** start of DATASET CONTENT **
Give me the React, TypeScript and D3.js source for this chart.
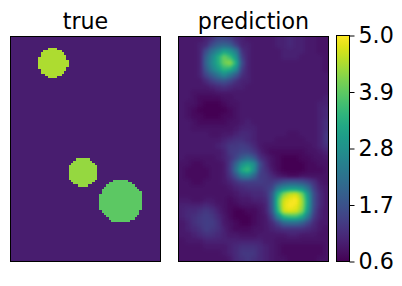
import { useEffect, useRef } from 'react';
import * as d3 from 'd3';

const WIDTH = 402;
const HEIGHT = 286;

const titles = ['true', 'prediction'];
const colorbarTicks = [0.6, 1.7, 2.8, 3.9, 5.0];
const valueRange = [0.6, 5.0];

// true mask is 64 x 96 cells. spans are [row, fromCol, toCol]
const trueCols = 64;
const trueRows = 96;
const backgroundValue = 0.95;
const topBlobValue = 4.45;
const middleBlobValue = 4.3;
const bottomBlobValue = 3.9;

const topBlob = [
  [5, 16, 20], [6, 14, 22], [7, 13, 23], [8, 13, 24], [9, 12, 24], [10, 12, 25], [11, 12, 25],
  [12, 12, 25], [13, 12, 24], [14, 13, 24], [15, 13, 23], [16, 15, 22], [17, 16, 20],
];
const middleBlob = [
  [52, 28, 34], [53, 27, 35], [54, 26, 36], [55, 25, 37], [56, 25, 37], [57, 25, 37], [58, 25, 37],
  [59, 25, 37], [60, 25, 37], [61, 26, 36], [62, 27, 35], [63, 29, 33],
];
const bottomBlob = [
  [61, 44, 50], [62, 42, 52], [63, 41, 53], [64, 40, 54], [65, 39, 55], [66, 39, 56], [67, 38, 56],
  [68, 38, 56], [69, 38, 56], [70, 38, 56], [71, 38, 56], [72, 38, 56], [73, 38, 56], [74, 39, 55],
  [75, 40, 55], [76, 41, 54], [77, 42, 53], [78, 43, 51],
];

// prediction on a coarse grid, in tenths
const predictionTenths = [
  [9, 9, 9, 9, 10, 12, 15, 15, 14, 11, 10, 9, 9, 9, 9, 9, 10, 10, 11, 10, 10, 9, 9, 8, 8],
  [9, 9, 9, 10, 11, 16, 19, 20, 19, 14, 10, 10, 9, 9, 9, 9, 10, 10, 11, 10, 10, 9, 9, 8, 8],
  [9, 9, 9, 10, 16, 22, 26, 31, 29, 24, 12, 10, 9, 9, 9, 9, 9, 10, 10, 10, 10, 9, 9, 8, 8],
  [9, 9, 9, 10, 19, 26, 33, 40, 36, 29, 14, 10, 9, 9, 9, 9, 9, 10, 10, 10, 9, 9, 9, 9, 8],
  [9, 9, 9, 10, 20, 27, 33, 40, 43, 34, 16, 10, 9, 9, 9, 9, 9, 9, 9, 9, 9, 9, 9, 9, 8],
  [9, 9, 9, 10, 18, 25, 30, 35, 34, 28, 14, 10, 9, 9, 9, 9, 9, 9, 9, 9, 9, 9, 9, 9, 8],
  [9, 9, 9, 10, 15, 19, 23, 27, 23, 18, 12, 10, 9, 9, 9, 9, 9, 9, 9, 9, 9, 9, 9, 9, 9],
  [9, 9, 9, 9, 11, 14, 16, 17, 15, 12, 10, 10, 9, 9, 9, 9, 9, 9, 9, 9, 9, 9, 9, 9, 9],
  [9, 9, 9, 9, 9, 10, 11, 12, 11, 10, 10, 9, 9, 9, 9, 9, 9, 9, 9, 9, 9, 9, 9, 9, 9],
  [9, 9, 8, 8, 8, 8, 9, 9, 9, 9, 9, 9, 9, 9, 9, 9, 9, 9, 9, 9, 9, 9, 9, 9, 9],
  [9, 9, 8, 7, 7, 7, 7, 8, 8, 9, 9, 9, 9, 9, 9, 9, 9, 9, 9, 9, 9, 9, 9, 9, 10],
  [9, 8, 8, 7, 6, 6, 6, 7, 8, 8, 9, 9, 9, 9, 9, 9, 9, 9, 9, 9, 9, 9, 9, 10, 10],
  [9, 8, 7, 6, 6, 6, 6, 6, 7, 8, 9, 9, 9, 9, 9, 9, 9, 9, 9, 9, 9, 9, 9, 10, 11],
  [9, 8, 7, 7, 6, 6, 6, 7, 7, 8, 9, 9, 9, 9, 9, 9, 9, 9, 9, 9, 9, 9, 9, 10, 11],
  [9, 9, 8, 7, 7, 7, 7, 7, 8, 8, 9, 10, 9, 9, 9, 9, 9, 9, 9, 9, 9, 9, 9, 10, 12],
  [9, 9, 8, 8, 8, 8, 8, 8, 8, 9, 10, 10, 10, 9, 9, 9, 9, 9, 9, 9, 9, 9, 9, 10, 12],
  [9, 9, 9, 9, 9, 8, 8, 9, 9, 10, 11, 11, 10, 9, 9, 9, 9, 9, 8, 8, 9, 9, 9, 10, 13],
  [9, 9, 9, 9, 9, 9, 9, 10, 11, 12, 12, 11, 10, 9, 9, 9, 8, 8, 8, 8, 8, 9, 9, 10, 13],
  [9, 9, 9, 9, 9, 9, 10, 11, 13, 13, 14, 13, 11, 9, 8, 8, 8, 8, 8, 8, 8, 8, 9, 10, 12],
  [9, 9, 9, 9, 9, 9, 9, 10, 13, 14, 15, 15, 13, 10, 8, 7, 7, 7, 7, 7, 7, 8, 8, 9, 10],
  [9, 8, 8, 8, 8, 8, 9, 10, 12, 15, 19, 21, 18, 12, 10, 8, 7, 6, 6, 6, 7, 7, 8, 8, 9],
  [8, 8, 7, 7, 8, 8, 8, 9, 13, 20, 28, 31, 28, 16, 11, 8, 7, 6, 6, 6, 6, 7, 7, 8, 8],
  [8, 7, 7, 7, 7, 8, 8, 9, 13, 22, 33, 36, 28, 15, 12, 9, 7, 6, 6, 6, 6, 7, 7, 7, 8],
  [8, 7, 7, 7, 7, 8, 8, 9, 12, 17, 24, 25, 20, 14, 13, 11, 9, 8, 7, 7, 8, 8, 8, 8, 8],
  [8, 8, 7, 7, 8, 8, 8, 9, 10, 12, 14, 14, 14, 14, 13, 13, 15, 17, 18, 18, 17, 15, 12, 9, 8],
  [8, 8, 8, 8, 8, 8, 8, 8, 9, 10, 11, 12, 12, 12, 13, 15, 23, 27, 29, 29, 27, 22, 14, 10, 9],
  [8, 8, 8, 8, 8, 8, 8, 8, 8, 9, 10, 10, 11, 11, 12, 18, 33, 42, 46, 47, 41, 29, 16, 11, 9],
  [9, 9, 8, 8, 9, 9, 8, 8, 7, 8, 9, 9, 10, 10, 11, 18, 37, 47, 49, 50, 44, 31, 16, 11, 9],
  [10, 10, 10, 10, 11, 10, 9, 8, 7, 7, 8, 8, 8, 9, 10, 18, 37, 48, 50, 49, 44, 31, 16, 11, 9],
  [10, 11, 11, 12, 13, 12, 10, 8, 7, 6, 6, 7, 7, 8, 10, 17, 35, 47, 48, 47, 42, 29, 15, 10, 9],
  [10, 11, 12, 13, 14, 13, 11, 9, 7, 6, 6, 6, 7, 8, 9, 14, 25, 34, 36, 36, 32, 23, 13, 10, 9],
  [9, 10, 12, 13, 14, 14, 12, 9, 8, 7, 6, 6, 7, 8, 9, 11, 15, 20, 21, 21, 19, 15, 11, 9, 9],
  [9, 10, 11, 12, 14, 13, 12, 10, 8, 7, 7, 7, 8, 8, 9, 10, 11, 12, 12, 12, 12, 11, 10, 9, 8],
  [9, 9, 10, 11, 12, 12, 11, 10, 9, 9, 8, 8, 8, 9, 9, 9, 9, 9, 10, 10, 9, 9, 9, 8, 8],
  [8, 9, 9, 9, 10, 10, 10, 10, 10, 10, 10, 10, 10, 10, 9, 9, 8, 8, 8, 8, 8, 8, 8, 8, 8],
  [8, 8, 8, 8, 9, 9, 9, 9, 10, 11, 12, 12, 12, 11, 10, 9, 8, 7, 7, 7, 7, 7, 7, 7, 8],
  [8, 8, 8, 8, 8, 8, 8, 9, 10, 11, 13, 13, 13, 11, 10, 9, 8, 7, 7, 7, 7, 7, 7, 7, 8],
  [8, 8, 8, 8, 8, 8, 8, 8, 9, 11, 12, 13, 12, 11, 10, 9, 8, 8, 7, 7, 7, 7, 7, 8, 8],
];

const panelTop = 36;
const panelBottom = 262;
const trueLeft = 10;
const trueRight = 160.5;
const predLeft = 178.5;
const predRight = 329;
const barLeft = 336;
const barRight = 349;

const App = () => {
  const svgRef = useRef<SVGSVGElement>(null);

  useEffect(() => {
    if (!svgRef.current) return;
    const svg = d3.select(svgRef.current);
    svg.selectAll('*').remove();

    const norm = d3.scaleLinear().domain(valueRange).range([0, 1]).clamp(true);
    const color = (v: number) => d3.interpolateViridis(norm(v));
    const font = 'DejaVu Sans';

    const defs = svg.append('defs');

    // blur the gray grid first and colour it after, so the mix stays on the colormap
    const samples = d3.range(0, 1.0001, 1 / 64).map(t => d3.rgb(d3.interpolateViridis(t)));
    const filter = defs.append('filter')
      .attr('id', 'viridis-blur')
      .attr('filterUnits', 'userSpaceOnUse')
      .attr('x', 0).attr('y', 0)
      .attr('width', WIDTH).attr('height', HEIGHT)
      .attr('color-interpolation-filters', 'sRGB');
    filter.append('feGaussianBlur').attr('stdDeviation', 2);
    const transfer = filter.append('feComponentTransfer');
    transfer.append('feFuncR').attr('type', 'table').attr('tableValues', samples.map(c => (c.r / 255).toFixed(4)).join(' '));
    transfer.append('feFuncG').attr('type', 'table').attr('tableValues', samples.map(c => (c.g / 255).toFixed(4)).join(' '));
    transfer.append('feFuncB').attr('type', 'table').attr('tableValues', samples.map(c => (c.b / 255).toFixed(4)).join(' '));

    defs.append('clipPath').attr('id', 'pred-clip').append('rect')
      .attr('x', predLeft).attr('y', panelTop)
      .attr('width', predRight - predLeft).attr('height', panelBottom - panelTop);

    const grad = defs.append('linearGradient')
      .attr('id', 'bar-gradient')
      .attr('x1', 0).attr('y1', 1).attr('x2', 0).attr('y2', 0);
    grad.selectAll('stop')
      .data(d3.range(0, 1.0001, 0.05))
      .enter()
      .append('stop')
      .attr('offset', d => `${d * 100}%`)
      .attr('stop-color', d => d3.interpolateViridis(d));

    // true panel
    const tx = d3.scaleLinear().domain([0, trueCols]).range([trueLeft, trueRight]);
    const ty = d3.scaleLinear().domain([0, trueRows]).range([panelTop, panelBottom]);
    const trueG = svg.append('g').attr('shape-rendering', 'crispEdges');
    trueG.append('rect')
      .attr('x', tx(0)).attr('y', ty(0))
      .attr('width', tx(trueCols) - tx(0)).attr('height', ty(trueRows) - ty(0))
      .attr('fill', color(backgroundValue));
    const blobs: [number[][], number][] = [
      [topBlob, topBlobValue],
      [middleBlob, middleBlobValue],
      [bottomBlob, bottomBlobValue],
    ];
    blobs.forEach(([spans, value]) => {
      trueG.selectAll(null)
        .data(spans)
        .enter()
        .append('rect')
        .attr('x', d => tx(d[1]))
        .attr('y', d => ty(d[0]))
        .attr('width', d => tx(d[2]) - tx(d[1]))
        .attr('height', d => ty(d[0] + 1) - ty(d[0]))
        .attr('fill', color(value));
    });

    // prediction panel, edge cells repeated past the frame so the blur does not fade there
    const nRows = predictionTenths.length;
    const nCols = predictionTenths[0].length;
    const px = d3.scaleLinear().domain([0, nCols]).range([predLeft, predRight]);
    const py = d3.scaleLinear().domain([0, nRows]).range([panelTop, panelBottom]);
    const pad = 3;
    const cells: { c: number; r: number; v: number }[] = [];
    for (let r = -pad; r < nRows + pad; r++) {
      for (let c = -pad; c < nCols + pad; c++) {
        const row = predictionTenths[Math.max(0, Math.min(nRows - 1, r))];
        cells.push({ c, r, v: row[Math.max(0, Math.min(nCols - 1, c))] / 10 });
      }
    }
    const gray = (v: number) => {
      const g = Math.round(norm(v) * 255);
      return `rgb(${g},${g},${g})`;
    };
    svg.append('g')
      .attr('clip-path', 'url(#pred-clip)')
      .append('g')
      .attr('filter', 'url(#viridis-blur)')
      .attr('shape-rendering', 'crispEdges')
      .selectAll('rect')
      .data(cells)
      .enter()
      .append('rect')
      .attr('x', d => px(d.c))
      .attr('y', d => py(d.r))
      .attr('width', px(1) - px(0) + 0.5)
      .attr('height', py(1) - py(0) + 0.5)
      .attr('fill', d => gray(d.v));

    // frames and titles
    [[10.5, trueRight], [predLeft, 328.5]].forEach(([l, r], i) => {
      svg.append('rect')
        .attr('x', l).attr('y', 36.5)
        .attr('width', r - l).attr('height', 225)
        .attr('fill', 'none')
        .attr('stroke', '#000')
        .attr('stroke-width', 1);
      svg.append('text')
        .attr('x', (l + r) / 2)
        .attr('y', 29)
        .attr('text-anchor', 'middle')
        .attr('font-family', font)
        .attr('font-size', 22.2)
        .attr('fill', '#000')
        .text(titles[i]);
    });

    // colorbar
    svg.append('rect')
      .attr('x', barLeft + 0.5).attr('y', 35.5)
      .attr('width', barRight - barLeft).attr('height', 226)
      .attr('fill', 'url(#bar-gradient)')
      .attr('stroke', '#000')
      .attr('stroke-width', 1);
    const barScale = d3.scaleLinear().domain(valueRange).range([261.5, 35.5]);
    const axis = d3.axisRight(barScale)
      .tickValues(colorbarTicks)
      .tickFormat(d3.format('.1f'))
      .tickSize(5)
      .tickPadding(4);
    const axisG = svg.append('g')
      .attr('transform', `translate(${barRight + 0.5},0)`)
      .call(axis);
    axisG.select('.domain').remove();
    axisG.selectAll('line').attr('stroke', '#000');
    axisG.selectAll('text')
      .attr('font-family', font)
      .attr('font-size', 22.2)
      .attr('fill', '#000');
  }, []);

  return (
    <svg
      ref={svgRef}
      width={WIDTH}
      height={HEIGHT}
      style={{ position: 'absolute', left: 0, top: 0, display: 'block', background: '#fff' }}
    />
  );
};

export default App;
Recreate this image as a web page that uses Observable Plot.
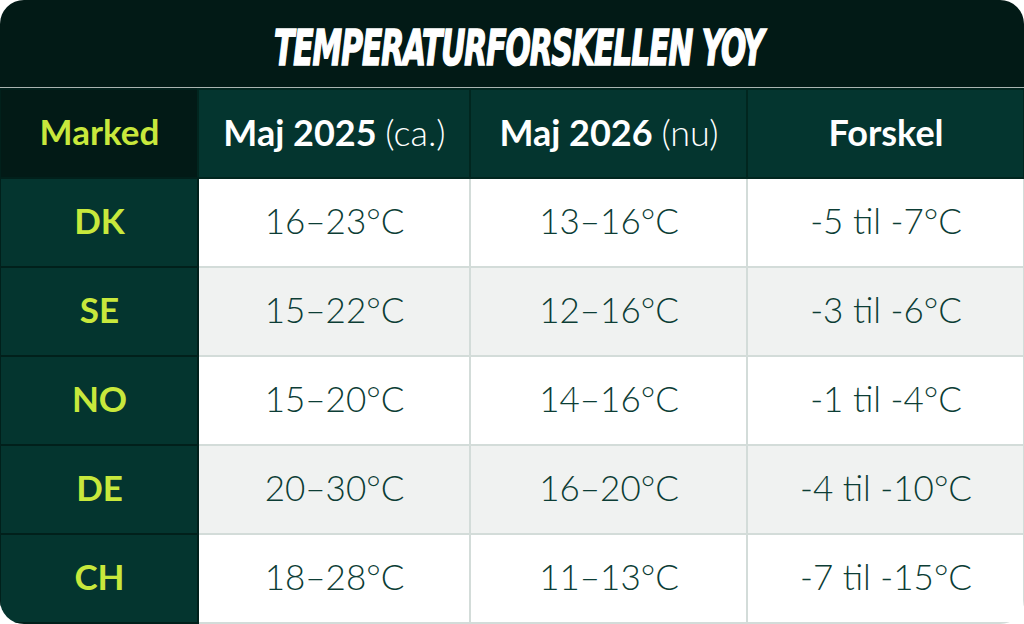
<!DOCTYPE html>
<html>
<head>
<meta charset="utf-8">
<script src="https://cdn.jsdelivr.net/npm/d3@7"></script>
<script src="https://cdn.jsdelivr.net/npm/@observablehq/plot@0.6"></script>
<style>
  html, body { margin: 0; padding: 0; background: #ffffff; }
  #wrap { width: 1024px; height: 624px; border-radius: 24px; overflow: hidden; position: relative; background: #ffffff; }
  #title { height: 88px; background: #021a16; border-bottom: 1.5px solid #aab4b1; box-sizing: border-box;
           display: flex; align-items: center; justify-content: center; }
  #title span { color: #ffffff; font-family: "Liberation Sans Narrow", "DejaVu Sans Condensed", sans-serif;
           font-weight: 700; font-style: italic; font-size: 50px; letter-spacing: -1.5px; display: inline-block;
           -webkit-text-stroke: 1.6px #ffffff; transform: scaleX(0.66); margin-top: 8px; margin-left: 14px; }
  #chart svg { display: block; }
</style>
</head>
<body>
<div id="wrap">
  <div id="title"><span>TEMPERATURFORSKELLEN YOY</span></div>
  <div id="chart"></div>
</div>
<script>
// ---- data ----
const headers = ["Marked", "Maj 2025 (ca.)", "Maj 2026 (nu)", "Forskel"];
const markets = ["DK", "SE", "NO", "DE", "CH"];
const may2025 = ["16–23°C", "15–22°C", "15–20°C", "20–30°C", "18–28°C"];
const may2026 = ["13–16°C", "12–16°C", "14–16°C", "16–20°C", "11–13°C"];
const forskel = ["-5 til -7°C", "-3 til -6°C", "-1 til -4°C", "-4 til -10°C", "-7 til -15°C"];

// ---- layout (not data) ----
const colWeights = [198, 272, 277, 277];
const colEdges = [0];
colWeights.forEach(w => colEdges.push(colEdges[colEdges.length - 1] + w));
const total = colEdges[colEdges.length - 1];

const rowKeys = ["header", ...markets];
const cells = [];
headers.forEach((h, c) => cells.push({row: "header", col: c, text: h, kind: c === 0 ? "corner" : "head"}));
markets.forEach((m, r) => {
  const vals = [m, may2025[r], may2026[r], forskel[r]];
  vals.forEach((v, c) => cells.push({row: m, col: c, text: v, kind: c === 0 ? "label" : (r % 2 ? "alt" : "body")}));
});
cells.forEach(d => { d.x1 = colEdges[d.col]; d.x2 = colEdges[d.col + 1]; d.xc = (d.x1 + d.x2) / 2; });

const fills = {corner: "#021a16", head: "#04352f", label: "#04352f", body: "#ffffff", alt: "#f0f2f1"};
const strokes = {corner: "#01201b", head: "#01261f", label: "#01201b", body: "#d3dcd9", alt: "#d3dcd9"};
const colors = {corner: "#c8e83c", head: "#ffffff", label: "#c8e83c", body: "#0c3d35", alt: "#0c3d35"};

const isBody = d => d.kind === "body" || d.kind === "alt";
const bodyCells = cells.filter(isBody);
const darkCells = cells.filter(d => !isBody(d));

const W = 1024, H = 536;
const plot = Plot.plot({
  width: W,
  height: H,
  margin: 0,
  style: {fontFamily: "Lato, sans-serif", background: "transparent"},
  x: {domain: [0, total], range: [0, W], axis: null},
  y: {domain: rowKeys, range: [0, H], padding: 0, axis: null},
  marks: [
    Plot.barX(bodyCells, {x1: "x1", x2: "x2", y: "row", fill: d => fills[d.kind], stroke: d => strokes[d.kind], strokeWidth: 2, inset: 0}),
    Plot.barX(darkCells, {x1: "x1", x2: "x2", y: "row", fill: d => fills[d.kind], stroke: d => strokes[d.kind], strokeWidth: 2, inset: 0}),
    Plot.text(bodyCells, {
      x: "xc", y: "row", text: "text", fill: d => colors[d.kind], fontSize: 35, fontWeight: 300
    }),
    Plot.text(cells.filter(d => d.kind === "label" || d.kind === "corner"), {
      x: "xc", y: "row", text: "text", fill: d => colors[d.kind], fontSize: 35, fontWeight: 700
    }),
    Plot.text(cells.filter(d => d.kind === "head"), {
      x: "xc", y: "row", text: "text", fill: d => colors[d.kind], fontSize: 36, fontWeight: 700
    })
  ]
});

// split header labels into bold + regular parts
d3.select(plot).selectAll("text").each(function () {
  const t = this.textContent;
  const i = t.indexOf(" (");
  if (i > 0) {
    const sel = d3.select(this);
    sel.text(null);
    sel.append("tspan").attr("font-weight", 700).text(t.slice(0, i) + " ");
    sel.append("tspan").attr("font-weight", 300).text(t.slice(i + 1));
  }
});

document.getElementById("chart").appendChild(plot);
</script>
</body>
</html>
** end of DATASET CONTENT **
» THE TASK
Starting at the first line of the entries, restate word for word everything through the line that holds "const bottomBlobValue = 3.9;", both ends included, but omit any pictures.

» RESULT FOR THIS EXERCISE
Give me the React, TypeScript and D3.js source for this chart.
import { useEffect, useRef } from 'react';
import * as d3 from 'd3';

const WIDTH = 402;
const HEIGHT = 286;

const titles = ['true', 'prediction'];
const colorbarTicks = [0.6, 1.7, 2.8, 3.9, 5.0];
const valueRange = [0.6, 5.0];

// true mask is 64 x 96 cells. spans are [row, fromCol, toCol]
const trueCols = 64;
const trueRows = 96;
const backgroundValue = 0.95;
const topBlobValue = 4.45;
const middleBlobValue = 4.3;
const bottomBlobValue = 3.9;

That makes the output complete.